● **Material for this exercise**
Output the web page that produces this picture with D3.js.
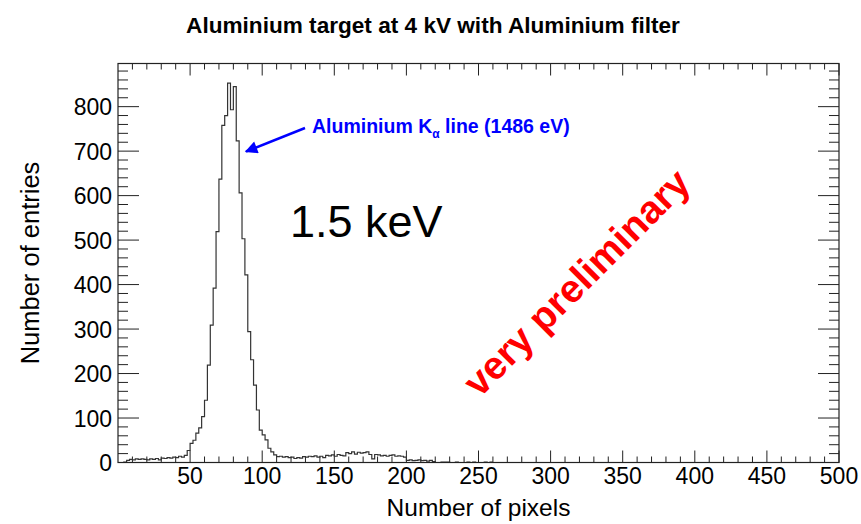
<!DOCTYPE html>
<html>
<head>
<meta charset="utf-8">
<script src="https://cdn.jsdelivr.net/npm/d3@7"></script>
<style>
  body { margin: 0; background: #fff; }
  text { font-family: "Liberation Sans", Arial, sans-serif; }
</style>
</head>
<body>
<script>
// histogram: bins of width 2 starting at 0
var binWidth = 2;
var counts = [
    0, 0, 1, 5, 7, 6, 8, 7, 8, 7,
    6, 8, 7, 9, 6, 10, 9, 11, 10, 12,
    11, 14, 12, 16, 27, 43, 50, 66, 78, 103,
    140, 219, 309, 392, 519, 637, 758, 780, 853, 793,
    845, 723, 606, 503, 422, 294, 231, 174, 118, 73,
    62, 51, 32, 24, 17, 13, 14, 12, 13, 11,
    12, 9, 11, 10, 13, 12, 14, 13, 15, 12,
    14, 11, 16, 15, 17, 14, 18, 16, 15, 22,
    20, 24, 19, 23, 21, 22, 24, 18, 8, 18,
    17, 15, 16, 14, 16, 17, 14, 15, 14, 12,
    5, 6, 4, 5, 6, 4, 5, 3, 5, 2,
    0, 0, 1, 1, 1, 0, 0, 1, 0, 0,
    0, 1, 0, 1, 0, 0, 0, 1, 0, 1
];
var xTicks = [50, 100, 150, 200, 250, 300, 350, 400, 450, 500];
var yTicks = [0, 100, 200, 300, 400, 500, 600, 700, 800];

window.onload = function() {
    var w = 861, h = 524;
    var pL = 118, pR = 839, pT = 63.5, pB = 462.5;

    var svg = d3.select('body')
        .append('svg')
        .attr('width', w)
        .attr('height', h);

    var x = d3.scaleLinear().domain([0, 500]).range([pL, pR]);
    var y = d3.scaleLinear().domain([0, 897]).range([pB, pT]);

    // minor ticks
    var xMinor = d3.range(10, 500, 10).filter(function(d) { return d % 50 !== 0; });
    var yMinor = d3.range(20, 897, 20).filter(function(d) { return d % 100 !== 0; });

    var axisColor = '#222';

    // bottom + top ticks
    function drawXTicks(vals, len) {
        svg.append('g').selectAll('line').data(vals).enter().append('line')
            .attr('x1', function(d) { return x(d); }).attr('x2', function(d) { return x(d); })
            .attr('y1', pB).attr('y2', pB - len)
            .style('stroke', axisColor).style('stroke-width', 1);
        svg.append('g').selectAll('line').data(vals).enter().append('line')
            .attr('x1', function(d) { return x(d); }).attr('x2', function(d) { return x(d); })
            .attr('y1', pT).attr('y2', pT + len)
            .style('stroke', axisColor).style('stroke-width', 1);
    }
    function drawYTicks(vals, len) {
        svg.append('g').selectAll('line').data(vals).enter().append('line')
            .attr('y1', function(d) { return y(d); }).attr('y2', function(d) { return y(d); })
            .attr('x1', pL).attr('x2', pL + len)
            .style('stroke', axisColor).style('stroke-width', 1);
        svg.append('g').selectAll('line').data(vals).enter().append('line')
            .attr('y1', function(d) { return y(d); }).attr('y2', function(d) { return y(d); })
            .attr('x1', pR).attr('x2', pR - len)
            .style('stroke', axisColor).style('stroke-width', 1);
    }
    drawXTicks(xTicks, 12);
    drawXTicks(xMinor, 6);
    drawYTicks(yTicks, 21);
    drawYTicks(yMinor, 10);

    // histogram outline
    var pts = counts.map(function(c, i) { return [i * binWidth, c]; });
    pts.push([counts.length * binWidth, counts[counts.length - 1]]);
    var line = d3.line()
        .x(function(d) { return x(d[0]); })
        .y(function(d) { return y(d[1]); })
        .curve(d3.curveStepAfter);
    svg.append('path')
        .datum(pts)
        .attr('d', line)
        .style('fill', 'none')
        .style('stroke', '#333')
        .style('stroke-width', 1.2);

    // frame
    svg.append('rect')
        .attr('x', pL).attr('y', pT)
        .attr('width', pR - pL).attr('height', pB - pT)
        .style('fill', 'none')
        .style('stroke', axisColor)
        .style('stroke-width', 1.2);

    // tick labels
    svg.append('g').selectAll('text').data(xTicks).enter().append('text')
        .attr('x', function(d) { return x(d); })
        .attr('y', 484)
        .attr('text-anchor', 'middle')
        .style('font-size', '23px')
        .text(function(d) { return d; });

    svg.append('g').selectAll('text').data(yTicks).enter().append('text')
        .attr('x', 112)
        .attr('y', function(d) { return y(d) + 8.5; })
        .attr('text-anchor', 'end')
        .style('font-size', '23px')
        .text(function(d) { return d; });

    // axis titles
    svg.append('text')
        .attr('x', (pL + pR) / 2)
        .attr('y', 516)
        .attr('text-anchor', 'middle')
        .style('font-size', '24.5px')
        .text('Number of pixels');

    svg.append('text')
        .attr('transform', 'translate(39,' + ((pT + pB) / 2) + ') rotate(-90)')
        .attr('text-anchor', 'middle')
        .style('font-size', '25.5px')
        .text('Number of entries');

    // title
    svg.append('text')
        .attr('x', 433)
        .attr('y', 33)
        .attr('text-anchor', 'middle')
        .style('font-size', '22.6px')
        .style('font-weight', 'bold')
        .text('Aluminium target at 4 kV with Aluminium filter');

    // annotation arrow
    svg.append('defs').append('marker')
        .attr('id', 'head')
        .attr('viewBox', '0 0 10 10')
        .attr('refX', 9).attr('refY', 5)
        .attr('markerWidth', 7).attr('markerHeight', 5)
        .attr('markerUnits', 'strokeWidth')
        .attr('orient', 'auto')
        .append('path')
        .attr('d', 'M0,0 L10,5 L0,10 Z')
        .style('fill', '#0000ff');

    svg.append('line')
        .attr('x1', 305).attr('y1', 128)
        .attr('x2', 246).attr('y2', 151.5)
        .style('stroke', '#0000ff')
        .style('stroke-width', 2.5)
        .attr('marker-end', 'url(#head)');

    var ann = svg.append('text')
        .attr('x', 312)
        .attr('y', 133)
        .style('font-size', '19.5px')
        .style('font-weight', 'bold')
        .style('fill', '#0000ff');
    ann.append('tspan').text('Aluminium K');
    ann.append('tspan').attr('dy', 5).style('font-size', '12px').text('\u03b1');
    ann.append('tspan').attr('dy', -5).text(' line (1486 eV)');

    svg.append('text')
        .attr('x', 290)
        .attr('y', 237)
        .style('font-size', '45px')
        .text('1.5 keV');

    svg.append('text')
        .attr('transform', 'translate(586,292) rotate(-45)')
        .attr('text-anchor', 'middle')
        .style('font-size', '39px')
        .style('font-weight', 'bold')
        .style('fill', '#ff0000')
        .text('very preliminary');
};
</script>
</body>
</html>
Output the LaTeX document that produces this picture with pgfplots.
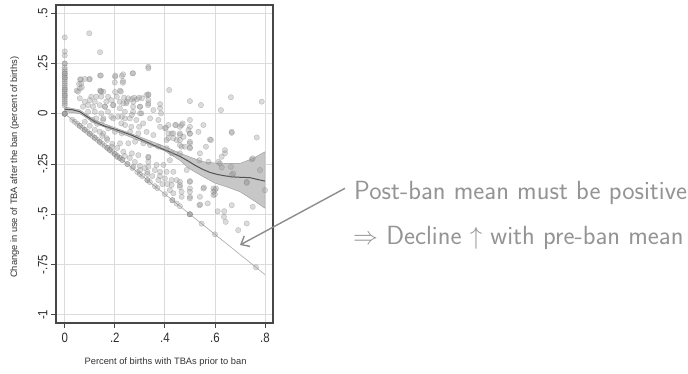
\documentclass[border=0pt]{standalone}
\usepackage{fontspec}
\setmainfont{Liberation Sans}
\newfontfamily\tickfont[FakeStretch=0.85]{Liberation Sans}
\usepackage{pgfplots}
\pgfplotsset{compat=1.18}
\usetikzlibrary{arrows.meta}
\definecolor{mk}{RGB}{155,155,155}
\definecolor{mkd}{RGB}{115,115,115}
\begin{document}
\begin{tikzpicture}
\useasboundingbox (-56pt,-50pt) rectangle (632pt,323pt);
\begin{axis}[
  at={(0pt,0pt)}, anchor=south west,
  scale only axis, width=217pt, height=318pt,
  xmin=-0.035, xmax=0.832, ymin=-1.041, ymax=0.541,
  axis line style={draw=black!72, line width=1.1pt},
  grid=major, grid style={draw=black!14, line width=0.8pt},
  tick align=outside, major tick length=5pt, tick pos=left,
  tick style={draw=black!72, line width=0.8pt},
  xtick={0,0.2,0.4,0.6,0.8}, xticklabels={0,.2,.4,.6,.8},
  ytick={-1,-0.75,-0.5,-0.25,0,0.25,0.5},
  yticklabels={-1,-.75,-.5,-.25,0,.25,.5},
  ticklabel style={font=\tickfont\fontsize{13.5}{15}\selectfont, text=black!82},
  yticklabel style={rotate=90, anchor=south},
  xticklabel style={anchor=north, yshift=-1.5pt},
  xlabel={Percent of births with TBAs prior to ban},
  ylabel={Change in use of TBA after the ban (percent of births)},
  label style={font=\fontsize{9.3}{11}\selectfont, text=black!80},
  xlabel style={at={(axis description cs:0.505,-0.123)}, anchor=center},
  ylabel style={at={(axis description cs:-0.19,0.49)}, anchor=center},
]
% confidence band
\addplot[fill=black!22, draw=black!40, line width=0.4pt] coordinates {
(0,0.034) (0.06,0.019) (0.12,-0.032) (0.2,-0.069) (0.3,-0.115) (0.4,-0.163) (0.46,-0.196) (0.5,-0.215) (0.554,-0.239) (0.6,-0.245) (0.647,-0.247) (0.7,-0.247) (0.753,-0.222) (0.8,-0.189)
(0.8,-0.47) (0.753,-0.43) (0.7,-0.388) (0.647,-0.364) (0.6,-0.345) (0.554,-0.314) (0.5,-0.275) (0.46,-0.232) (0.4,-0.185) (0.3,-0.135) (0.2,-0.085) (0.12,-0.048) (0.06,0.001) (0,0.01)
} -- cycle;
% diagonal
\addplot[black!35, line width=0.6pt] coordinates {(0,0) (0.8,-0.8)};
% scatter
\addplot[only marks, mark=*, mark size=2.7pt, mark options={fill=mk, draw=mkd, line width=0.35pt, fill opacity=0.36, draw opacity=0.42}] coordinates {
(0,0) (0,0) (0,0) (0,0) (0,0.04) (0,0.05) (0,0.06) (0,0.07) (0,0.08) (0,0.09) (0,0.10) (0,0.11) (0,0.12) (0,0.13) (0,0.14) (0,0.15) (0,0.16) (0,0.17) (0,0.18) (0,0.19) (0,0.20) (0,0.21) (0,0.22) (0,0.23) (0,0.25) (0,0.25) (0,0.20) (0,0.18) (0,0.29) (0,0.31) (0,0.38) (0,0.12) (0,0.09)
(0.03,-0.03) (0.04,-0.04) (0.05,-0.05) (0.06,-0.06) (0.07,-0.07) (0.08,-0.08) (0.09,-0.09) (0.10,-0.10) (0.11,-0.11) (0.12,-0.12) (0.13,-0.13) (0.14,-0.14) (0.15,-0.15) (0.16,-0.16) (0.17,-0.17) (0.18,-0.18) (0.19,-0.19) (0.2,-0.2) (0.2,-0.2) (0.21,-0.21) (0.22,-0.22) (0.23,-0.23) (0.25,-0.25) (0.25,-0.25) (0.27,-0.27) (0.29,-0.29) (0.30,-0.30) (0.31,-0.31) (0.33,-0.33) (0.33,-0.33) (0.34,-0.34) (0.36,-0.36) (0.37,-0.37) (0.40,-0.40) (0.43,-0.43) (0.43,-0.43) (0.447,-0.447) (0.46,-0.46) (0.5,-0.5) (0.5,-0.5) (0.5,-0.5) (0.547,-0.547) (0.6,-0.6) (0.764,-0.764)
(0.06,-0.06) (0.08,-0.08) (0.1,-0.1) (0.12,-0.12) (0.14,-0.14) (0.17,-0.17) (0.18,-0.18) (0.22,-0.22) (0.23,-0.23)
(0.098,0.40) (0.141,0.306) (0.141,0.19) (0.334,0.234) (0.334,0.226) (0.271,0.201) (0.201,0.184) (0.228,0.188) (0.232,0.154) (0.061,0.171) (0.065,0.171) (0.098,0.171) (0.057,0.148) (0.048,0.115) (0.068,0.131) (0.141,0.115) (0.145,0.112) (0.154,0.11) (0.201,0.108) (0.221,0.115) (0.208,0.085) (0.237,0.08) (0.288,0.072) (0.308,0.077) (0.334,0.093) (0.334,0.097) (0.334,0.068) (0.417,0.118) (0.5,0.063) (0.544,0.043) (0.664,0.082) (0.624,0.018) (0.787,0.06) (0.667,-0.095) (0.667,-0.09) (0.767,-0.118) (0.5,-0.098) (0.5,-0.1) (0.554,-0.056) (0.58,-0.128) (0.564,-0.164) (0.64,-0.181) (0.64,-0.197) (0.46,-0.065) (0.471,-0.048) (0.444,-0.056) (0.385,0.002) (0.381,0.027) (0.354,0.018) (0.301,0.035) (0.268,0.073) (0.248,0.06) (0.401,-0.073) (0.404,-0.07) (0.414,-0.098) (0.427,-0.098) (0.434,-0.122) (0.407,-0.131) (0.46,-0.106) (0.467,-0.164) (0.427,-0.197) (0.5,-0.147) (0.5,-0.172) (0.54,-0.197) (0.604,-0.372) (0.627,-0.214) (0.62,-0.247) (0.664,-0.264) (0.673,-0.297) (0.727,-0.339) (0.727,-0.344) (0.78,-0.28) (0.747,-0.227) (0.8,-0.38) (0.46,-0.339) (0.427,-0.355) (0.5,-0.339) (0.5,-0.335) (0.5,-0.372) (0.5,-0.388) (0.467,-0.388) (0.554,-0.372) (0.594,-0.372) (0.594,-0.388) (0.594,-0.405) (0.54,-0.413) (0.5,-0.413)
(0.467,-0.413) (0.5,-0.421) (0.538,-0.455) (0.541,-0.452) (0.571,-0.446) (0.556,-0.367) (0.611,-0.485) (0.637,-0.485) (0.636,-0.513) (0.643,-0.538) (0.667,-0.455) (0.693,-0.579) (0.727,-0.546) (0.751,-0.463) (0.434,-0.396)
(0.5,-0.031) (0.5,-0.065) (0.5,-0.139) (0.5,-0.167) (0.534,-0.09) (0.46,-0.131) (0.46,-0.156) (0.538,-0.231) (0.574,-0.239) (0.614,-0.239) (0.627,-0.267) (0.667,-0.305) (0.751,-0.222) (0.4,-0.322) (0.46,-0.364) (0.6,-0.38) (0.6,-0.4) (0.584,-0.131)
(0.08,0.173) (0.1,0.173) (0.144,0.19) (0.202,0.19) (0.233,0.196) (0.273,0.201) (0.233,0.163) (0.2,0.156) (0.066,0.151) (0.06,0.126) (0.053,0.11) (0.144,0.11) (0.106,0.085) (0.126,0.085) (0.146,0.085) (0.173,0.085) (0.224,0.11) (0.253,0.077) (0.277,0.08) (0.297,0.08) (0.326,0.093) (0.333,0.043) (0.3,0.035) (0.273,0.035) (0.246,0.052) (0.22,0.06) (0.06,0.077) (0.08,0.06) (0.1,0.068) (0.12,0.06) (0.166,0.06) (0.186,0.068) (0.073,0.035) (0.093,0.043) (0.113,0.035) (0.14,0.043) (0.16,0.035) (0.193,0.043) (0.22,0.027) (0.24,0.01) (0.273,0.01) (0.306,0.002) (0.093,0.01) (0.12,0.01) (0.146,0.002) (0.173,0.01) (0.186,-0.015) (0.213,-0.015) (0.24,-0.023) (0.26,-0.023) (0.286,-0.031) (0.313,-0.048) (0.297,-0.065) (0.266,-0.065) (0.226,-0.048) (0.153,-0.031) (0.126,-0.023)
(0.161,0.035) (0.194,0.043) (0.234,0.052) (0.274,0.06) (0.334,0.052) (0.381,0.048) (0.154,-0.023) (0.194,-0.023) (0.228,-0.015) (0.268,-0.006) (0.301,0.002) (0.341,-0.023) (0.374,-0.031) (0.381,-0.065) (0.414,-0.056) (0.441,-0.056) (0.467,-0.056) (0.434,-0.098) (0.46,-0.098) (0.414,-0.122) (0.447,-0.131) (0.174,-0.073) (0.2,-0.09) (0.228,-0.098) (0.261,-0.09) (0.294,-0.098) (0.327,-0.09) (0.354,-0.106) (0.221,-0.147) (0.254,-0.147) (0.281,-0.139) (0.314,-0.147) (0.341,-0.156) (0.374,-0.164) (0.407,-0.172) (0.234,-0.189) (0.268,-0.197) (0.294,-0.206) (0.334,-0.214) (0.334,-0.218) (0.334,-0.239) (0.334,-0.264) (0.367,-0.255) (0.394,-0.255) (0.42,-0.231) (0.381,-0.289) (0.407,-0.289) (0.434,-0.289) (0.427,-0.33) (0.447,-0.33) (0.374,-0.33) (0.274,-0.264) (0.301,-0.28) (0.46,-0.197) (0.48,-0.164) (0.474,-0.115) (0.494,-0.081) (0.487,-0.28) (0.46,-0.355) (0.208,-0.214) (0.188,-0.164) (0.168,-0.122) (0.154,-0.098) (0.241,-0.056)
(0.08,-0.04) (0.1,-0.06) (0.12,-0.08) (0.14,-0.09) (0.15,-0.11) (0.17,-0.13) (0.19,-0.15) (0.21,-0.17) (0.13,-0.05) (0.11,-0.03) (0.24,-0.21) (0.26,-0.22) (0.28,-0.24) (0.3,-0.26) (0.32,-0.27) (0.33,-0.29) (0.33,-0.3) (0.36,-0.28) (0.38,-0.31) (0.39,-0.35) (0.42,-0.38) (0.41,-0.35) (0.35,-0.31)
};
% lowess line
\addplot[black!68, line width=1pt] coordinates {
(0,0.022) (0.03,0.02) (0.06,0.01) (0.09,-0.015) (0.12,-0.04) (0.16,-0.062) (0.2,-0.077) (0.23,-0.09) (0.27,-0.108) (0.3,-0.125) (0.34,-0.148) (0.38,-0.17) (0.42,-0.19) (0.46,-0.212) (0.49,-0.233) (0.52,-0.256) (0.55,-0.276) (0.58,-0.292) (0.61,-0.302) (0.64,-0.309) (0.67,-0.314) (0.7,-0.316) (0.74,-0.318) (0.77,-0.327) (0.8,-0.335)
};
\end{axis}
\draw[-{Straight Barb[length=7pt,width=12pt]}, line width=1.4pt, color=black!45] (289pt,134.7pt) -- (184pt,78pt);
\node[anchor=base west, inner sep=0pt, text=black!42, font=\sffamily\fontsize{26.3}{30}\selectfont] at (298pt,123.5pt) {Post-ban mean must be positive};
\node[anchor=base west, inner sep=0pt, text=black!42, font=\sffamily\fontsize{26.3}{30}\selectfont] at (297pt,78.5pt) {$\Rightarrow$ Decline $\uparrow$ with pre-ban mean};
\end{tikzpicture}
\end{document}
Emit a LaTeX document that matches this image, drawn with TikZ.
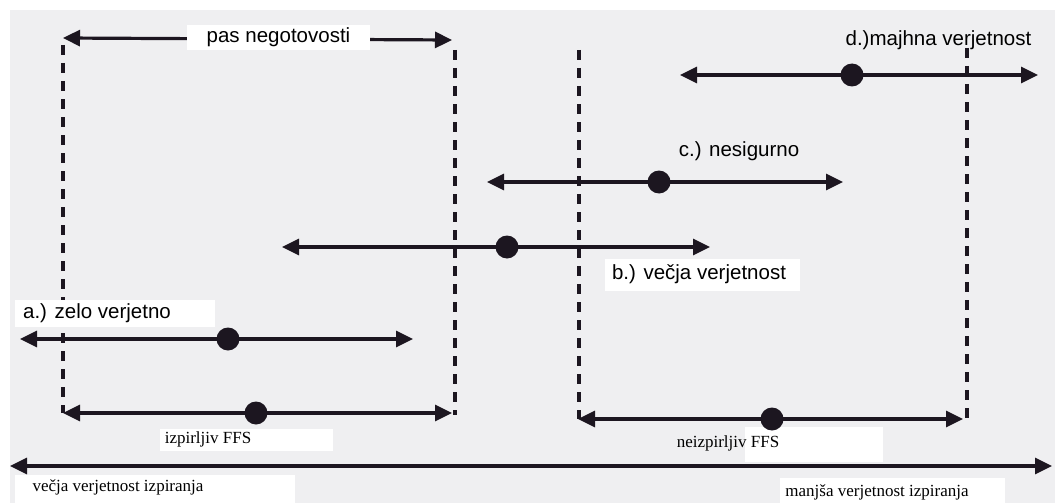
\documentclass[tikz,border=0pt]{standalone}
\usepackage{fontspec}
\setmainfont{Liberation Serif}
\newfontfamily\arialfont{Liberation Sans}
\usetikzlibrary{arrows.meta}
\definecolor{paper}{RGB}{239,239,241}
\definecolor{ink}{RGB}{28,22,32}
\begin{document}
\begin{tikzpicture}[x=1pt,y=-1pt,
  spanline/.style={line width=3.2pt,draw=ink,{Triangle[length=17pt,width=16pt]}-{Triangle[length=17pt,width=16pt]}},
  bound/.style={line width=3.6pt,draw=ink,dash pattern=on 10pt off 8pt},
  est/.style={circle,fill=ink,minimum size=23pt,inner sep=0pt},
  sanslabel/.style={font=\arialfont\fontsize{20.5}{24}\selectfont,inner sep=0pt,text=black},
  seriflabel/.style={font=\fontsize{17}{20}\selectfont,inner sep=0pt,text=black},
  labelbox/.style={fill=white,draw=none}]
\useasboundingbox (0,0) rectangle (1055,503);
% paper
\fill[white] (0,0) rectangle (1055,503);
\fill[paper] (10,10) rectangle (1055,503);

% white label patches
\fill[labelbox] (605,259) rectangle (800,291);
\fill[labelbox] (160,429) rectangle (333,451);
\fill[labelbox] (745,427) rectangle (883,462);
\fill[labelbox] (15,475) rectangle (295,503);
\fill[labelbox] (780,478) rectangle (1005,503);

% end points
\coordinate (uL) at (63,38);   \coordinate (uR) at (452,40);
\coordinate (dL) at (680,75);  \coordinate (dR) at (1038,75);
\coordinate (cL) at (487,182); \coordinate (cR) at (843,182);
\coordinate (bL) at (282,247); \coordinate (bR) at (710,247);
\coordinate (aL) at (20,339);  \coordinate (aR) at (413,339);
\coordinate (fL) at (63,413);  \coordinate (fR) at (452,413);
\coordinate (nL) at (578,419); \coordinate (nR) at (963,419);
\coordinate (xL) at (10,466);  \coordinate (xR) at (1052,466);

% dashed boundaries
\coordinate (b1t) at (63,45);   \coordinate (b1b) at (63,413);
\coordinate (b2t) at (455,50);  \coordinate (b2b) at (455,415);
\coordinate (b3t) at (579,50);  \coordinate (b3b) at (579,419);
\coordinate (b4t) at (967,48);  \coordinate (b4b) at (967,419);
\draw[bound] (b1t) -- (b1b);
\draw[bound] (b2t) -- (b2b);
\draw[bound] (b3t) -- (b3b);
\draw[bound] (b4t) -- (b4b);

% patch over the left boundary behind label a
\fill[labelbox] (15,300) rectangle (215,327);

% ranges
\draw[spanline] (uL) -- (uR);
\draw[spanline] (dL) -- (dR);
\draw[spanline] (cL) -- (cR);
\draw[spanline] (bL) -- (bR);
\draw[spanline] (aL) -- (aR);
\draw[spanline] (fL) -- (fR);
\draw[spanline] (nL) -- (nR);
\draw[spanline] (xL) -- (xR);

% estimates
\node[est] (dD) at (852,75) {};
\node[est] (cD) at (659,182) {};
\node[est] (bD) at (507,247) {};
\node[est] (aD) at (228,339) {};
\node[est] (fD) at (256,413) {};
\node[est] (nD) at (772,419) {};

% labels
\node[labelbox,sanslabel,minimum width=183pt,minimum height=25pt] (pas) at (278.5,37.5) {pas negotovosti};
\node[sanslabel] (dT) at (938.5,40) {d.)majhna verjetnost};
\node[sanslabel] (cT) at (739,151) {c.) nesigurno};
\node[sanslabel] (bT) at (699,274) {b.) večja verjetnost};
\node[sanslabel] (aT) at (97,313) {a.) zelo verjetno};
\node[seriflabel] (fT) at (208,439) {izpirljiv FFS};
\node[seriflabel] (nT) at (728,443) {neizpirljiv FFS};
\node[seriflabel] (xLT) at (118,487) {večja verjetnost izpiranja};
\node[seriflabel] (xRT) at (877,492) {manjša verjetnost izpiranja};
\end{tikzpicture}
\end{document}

● **Your objective**
Output exactly the span of lines from the top of the listing through the line holding "var axisColor = '#222';", and leave every picture out.

● **Exercise response**
Output the web page that produces this picture with D3.js.
<!DOCTYPE html>
<html>
<head>
<meta charset="utf-8">
<script src="https://cdn.jsdelivr.net/npm/d3@7"></script>
<style>
  body { margin: 0; background: #fff; }
  text { font-family: "Liberation Sans", Arial, sans-serif; }
</style>
</head>
<body>
<script>
// histogram: bins of width 2 starting at 0
var binWidth = 2;
var counts = [
    0, 0, 1, 5, 7, 6, 8, 7, 8, 7,
    6, 8, 7, 9, 6, 10, 9, 11, 10, 12,
    11, 14, 12, 16, 27, 43, 50, 66, 78, 103,
    140, 219, 309, 392, 519, 637, 758, 780, 853, 793,
    845, 723, 606, 503, 422, 294, 231, 174, 118, 73,
    62, 51, 32, 24, 17, 13, 14, 12, 13, 11,
    12, 9, 11, 10, 13, 12, 14, 13, 15, 12,
    14, 11, 16, 15, 17, 14, 18, 16, 15, 22,
    20, 24, 19, 23, 21, 22, 24, 18, 8, 18,
    17, 15, 16, 14, 16, 17, 14, 15, 14, 12,
    5, 6, 4, 5, 6, 4, 5, 3, 5, 2,
    0, 0, 1, 1, 1, 0, 0, 1, 0, 0,
    0, 1, 0, 1, 0, 0, 0, 1, 0, 1
];
var xTicks = [50, 100, 150, 200, 250, 300, 350, 400, 450, 500];
var yTicks = [0, 100, 200, 300, 400, 500, 600, 700, 800];

window.onload = function() {
    var w = 861, h = 524;
    var pL = 118, pR = 839, pT = 63.5, pB = 462.5;

    var svg = d3.select('body')
        .append('svg')
        .attr('width', w)
        .attr('height', h);

    var x = d3.scaleLinear().domain([0, 500]).range([pL, pR]);
    var y = d3.scaleLinear().domain([0, 897]).range([pB, pT]);

    // minor ticks
    var xMinor = d3.range(10, 500, 10).filter(function(d) { return d % 50 !== 0; });
    var yMinor = d3.range(20, 897, 20).filter(function(d) { return d % 100 !== 0; });

    var axisColor = '#222';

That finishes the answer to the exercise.